La chiave

La chiave

Certe cose mi fanno pensare ad altre cose. Fornisco subito un esempio, prima che vi facciate di me un’opinione perfino peggiore di quella che merito. Ecco: leggere che un italiano su due non va in vacanza non mi ha fatto pensare, come avrebbe dovuto, alla crisi, alla povertà, ai salari scarsi e ai risparmi evaporati: mi ha fatto pensare alla chiave.

Non a una chiave qualunque, beninteso, ma alla chiave che, un tempo, alberghi e pensioni presentavano al cliente appena arrivato a destinazione, quella che consentiva l’accesso alla camera, a patto di riuscire a trascinarla per qualche piano di scale.

La chiave, ricorderete, si accompagnava sempre a una targhetta metallica con inciso il numero della stanza e, soprattutto, a una sorta di mostruoso contrappeso, quasi sempre a forma di pera, del peso di mezzo chilo o anche più.

Rispondeva, il peso, a una logica di sospetto e sfiducia: pesando la chiave un quintale, pensava l’albergatore, il cliente non vorrà portarsela appresso nelle sue uscite e la riconsegnerà alla reception, annullando i rischi di smarrimento, furto, commercio abusivo di chiavi usate.

Oggi la chiave è soppiantata dalla tessera magnetica: non per aumentata fiducia nei confronti degli ospiti ma solo perché, anche qualora venga sottratta dal malfidato cliente, basta annullarla al computer e non aprirà più una mazza.

La chiave da una quintalata è solo uno dei dettagli delle vacanze di un tempo cancellati dal progresso o dalle nuove abitudini.
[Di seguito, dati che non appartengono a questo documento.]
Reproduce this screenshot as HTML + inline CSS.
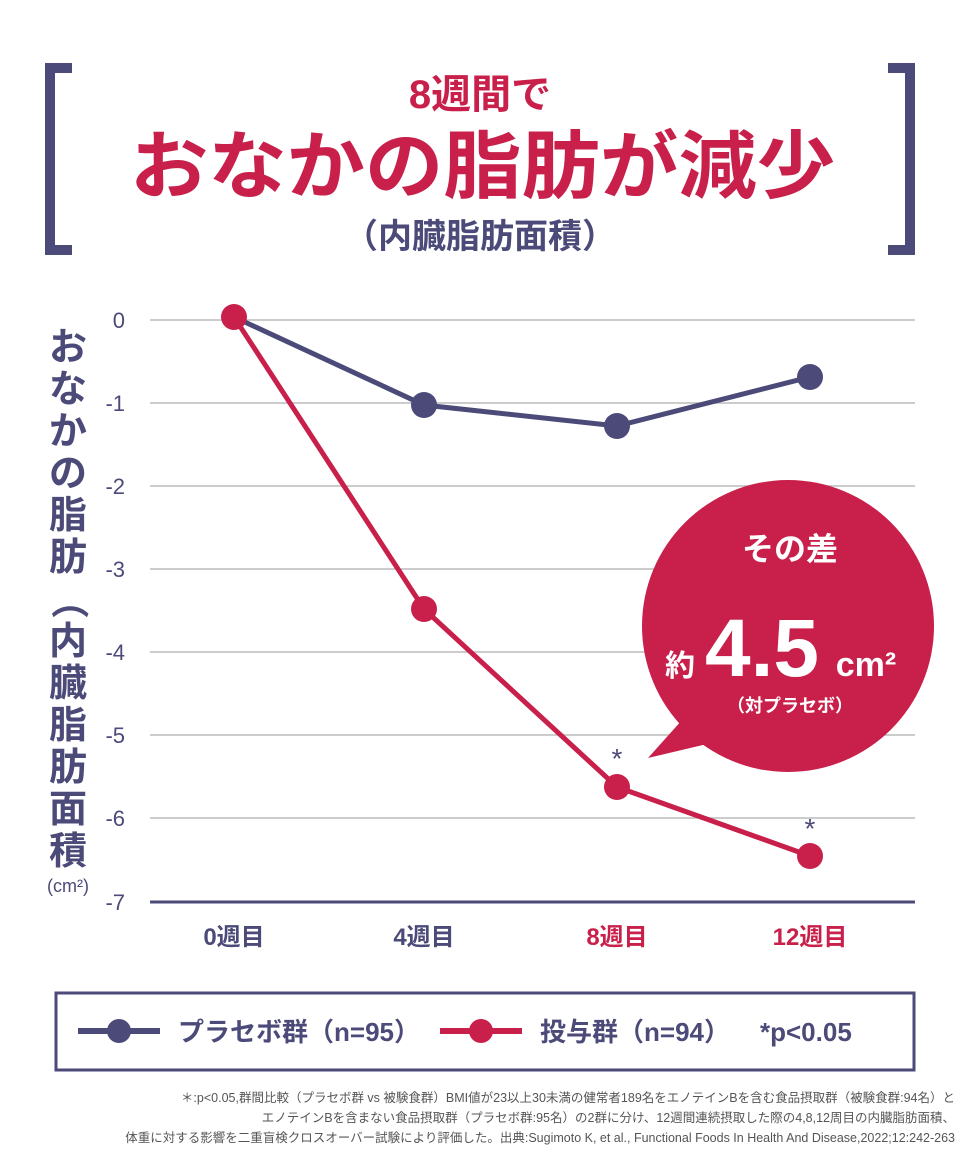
<!DOCTYPE html>
<html><head><meta charset="utf-8"><style>
body{margin:0;background:#fff;}
svg{display:block;font-family:"Liberation Sans","Noto Sans CJK JP",sans-serif;}
</style></head><body>
<svg width="960" height="1175" viewBox="0 0 960 1175">
<path d="M72 68 H50 V250 H72" fill="none" stroke="#4b4a78" stroke-width="10"/>
<path d="M888 68 H910 V250 H888" fill="none" stroke="#4b4a78" stroke-width="10"/>
<text x="480" y="108" text-anchor="middle" font-size="40" font-weight="bold" fill="#c8204a">8週間で</text>
<text x="130" y="192" textLength="705" lengthAdjust="spacingAndGlyphs" font-size="74" font-weight="bold" fill="#c8204a">おなかの脂肪が減少</text>
<text x="480" y="248" text-anchor="middle" font-size="34" font-weight="bold" fill="#4b4a78">（内臓脂肪面積）</text>
<g stroke="#bbb" stroke-width="1.5">
<line x1="150" y1="320" x2="915" y2="320"/>
<line x1="150" y1="403" x2="915" y2="403"/>
<line x1="150" y1="486" x2="915" y2="486"/>
<line x1="150" y1="569" x2="915" y2="569"/>
<line x1="150" y1="652" x2="915" y2="652"/>
<line x1="150" y1="735" x2="915" y2="735"/>
<line x1="150" y1="818" x2="915" y2="818"/>
</g>
<line x1="150" y1="902" x2="915" y2="902" stroke="#4b4a78" stroke-width="3"/>
<g font-size="22" fill="#4b4a78" text-anchor="end">
<text x="125" y="328">0</text><text x="125" y="411">-1</text><text x="125" y="494">-2</text>
<text x="125" y="577">-3</text><text x="125" y="660">-4</text><text x="125" y="743">-5</text>
<text x="125" y="826">-6</text><text x="125" y="910">-7</text>
</g>
<g font-size="38" font-weight="bold" fill="#4b4a78" text-anchor="middle">
<text x="68" y="360">お</text><text x="68" y="402">な</text><text x="68" y="444">か</text>
<text x="68" y="486">の</text><text x="68" y="528">脂</text><text x="68" y="570">肪</text>
<text x="68" y="612" transform="rotate(90 68 600)">（</text>
<text x="68" y="654">内</text><text x="68" y="696">臓</text><text x="68" y="738">脂</text>
<text x="68" y="780">肪</text><text x="68" y="822">面</text><text x="68" y="864">積</text>
</g>
<text x="68" y="892" font-size="18" fill="#4b4a78" text-anchor="middle">(cm²)</text>
<g font-size="24" font-weight="bold" text-anchor="middle">
<text x="234" y="945" fill="#4b4a78">0週目</text>
<text x="424" y="945" fill="#4b4a78">4週目</text>
<text x="617" y="945" fill="#c8204a">8週目</text>
<text x="810" y="945" fill="#c8204a">12週目</text>
</g>
<circle cx="788" cy="626" r="146" fill="#c8204a"/>
<path d="M700 700 L648 758 L745 735 Z" fill="#c8204a"/>
<g fill="#fff" text-anchor="middle" font-weight="bold">
<text x="790" y="560" font-size="32">その差</text>
<text x="680" y="676" font-size="30">約</text>
<text x="762" y="676" font-size="82">4.5</text>
<text x="866" y="676" font-size="34">cm²</text>
<text x="790" y="712" font-size="18">（対プラセボ）</text>
</g>
<polyline points="234,317 424,405 617,426 810,377" fill="none" stroke="#4b4a78" stroke-width="5"/>
<polyline points="234,317 424,609 617,787 810,856" fill="none" stroke="#c8204a" stroke-width="5"/>
<g fill="#4b4a78"><circle cx="424" cy="405" r="13"/><circle cx="617" cy="426" r="13"/><circle cx="810" cy="377" r="13"/></g>
<g fill="#c8204a"><circle cx="234" cy="317" r="13"/><circle cx="424" cy="609" r="13"/><circle cx="617" cy="787" r="13"/><circle cx="810" cy="856" r="13"/></g>
<g font-size="28" fill="#4b4a78" text-anchor="middle"><text x="617" y="768">*</text><text x="810" y="838">*</text></g>
<rect x="56" y="993" width="858" height="77" fill="#fff" stroke="#4b4a78" stroke-width="3"/>
<line x1="78" y1="1031" x2="160" y2="1031" stroke="#4b4a78" stroke-width="6"/><circle cx="119" cy="1031" r="12" fill="#4b4a78"/>
<text x="178" y="1041" font-size="26" font-weight="bold" fill="#4b4a78">プラセボ群（n=95）</text>
<line x1="440" y1="1031" x2="522" y2="1031" stroke="#c8204a" stroke-width="6"/><circle cx="481" cy="1031" r="12" fill="#c8204a"/>
<text x="540" y="1041" font-size="26" font-weight="bold" fill="#4b4a78">投与群（n=94）</text>
<text x="760" y="1041" font-size="26" font-weight="bold" fill="#4b4a78">*p&lt;0.05</text>
<g font-size="12.5" fill="#555" text-anchor="end">
<text x="955" y="1102">＊:p&lt;0.05,群間比較（プラセボ群 vs 被験食群）BMI値が23以上30未満の健常者189名をエノテインBを含む食品摂取群（被験食群:94名）と</text>
<text x="955" y="1122">エノテインBを含まない食品摂取群（プラセボ群:95名）の2群に分け、12週間連続摂取した際の4,8,12周目の内臓脂肪面積、</text>
<text x="955" y="1142">体重に対する影響を二重盲検クロスオーバー試験により評価した。出典:Sugimoto K, et al., Functional Foods In Health And Disease,2022;12:242-263</text>
</g>
</svg>
</body></html>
Si potrebbe ricordare anche la bottiglia di minerale col numero della stanza segnato sull’etichetta e la chiamata al telefono comune durante l’ora di cena. In questo, c’è una piccola consolazione per gli italiani che quest’anno non potranno permettersi la classica vacanza. Ci fossero andati, comunque non l’avrebbero ritrovata.